A daily review of what’s making news in South Carolina state government.
— A House effort to block local governments from banning plastic bags and styrofoam coolers failed to pass Wednesday, with opponents muscling just enough votes to delay debate until next year. Democrats and coastal Republicans allied to narrowly block the legislation, which would have prevented municipalities from banning “auxiliary containers.” The 50-49 vote effectively killed the proposal in the House until 2018. Supporters of the bill said South Carolina needs uniform trash laws across the state. Opponents accused House leaders of overreaching into local affairs for the benefit of a plastics company in Hartsville which could be impacted by the ban.
— House members approved legislation Tuesday that would tighten the restrictions on mopeds in South Carolina — although not as severely as was originally proposed. The measure approved in a 75-29 vote would require moped drivers to have a license, wear reflective vests at night and for drivers under 21 to wear a helmet, among other changes. Supporters agreed to a late amendment that would allow mopeds to drive on roads with a speed limit of up to 55 mph (originally, the bill barred mopeds from roads with speed limits of 45 mph). The proposal heads to the Senate after another procedural vote. Senators have already passed a similar bill — although it did not include the reflective vest requirement.
— Senate leaders hope to begin move debate to the floor on increasing the state’s fuel tax by ten cents per-gallon as soon as next week. Transportation finance subcommittee co-chair Paul Campbell, R-Berkeley, said during a meeting Tuesday that expediency is important so that road contractors have time to prepare for the extra funding and work. State Transportation Secretary Christy Hall said a massive input of money at once for repairs and construction will drive up costs. The subcommittee is considering a House proposal to raise roughly $600 million more for roads each year through the gas tax increase and other means.
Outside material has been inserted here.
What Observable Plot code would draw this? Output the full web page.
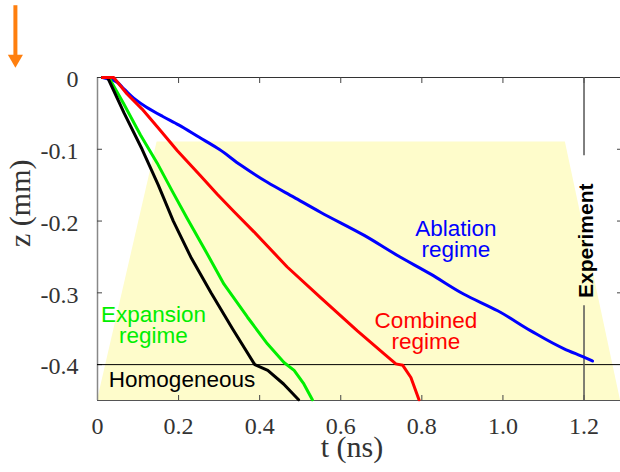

— A South Carolina Senate committee stalled a bill on Tuesday that would hold heroin dealers legally responsible for overdose deaths. The bill would require that a drug dealer face up to 15 years in prison for involuntary manslaughter if one of their customers, died from an overdose. But the bill’s sponsor State Sen. Greg Hembree, R-Horry, said he’s not concerned about it getting carried over for more revisions.
— Members of the state House introduced a plan Tuesday that would borrow more than $400 million to cut into a massive backlog of maintenance needs, particularly at South Carolina’s colleges. If approved, it would be the first time since 2001 that state lawmakers have raised money for colleges in this way. A House budget panel on Tuesday revealed roughly $2 billion in project requests submitted by various schools and agencies which could be considered for the bond package. However, that list will need to be pared down significantly to meet the $400-$425 million goal set by House Ways and Means Committee Chairman Brian White, R-Anderson.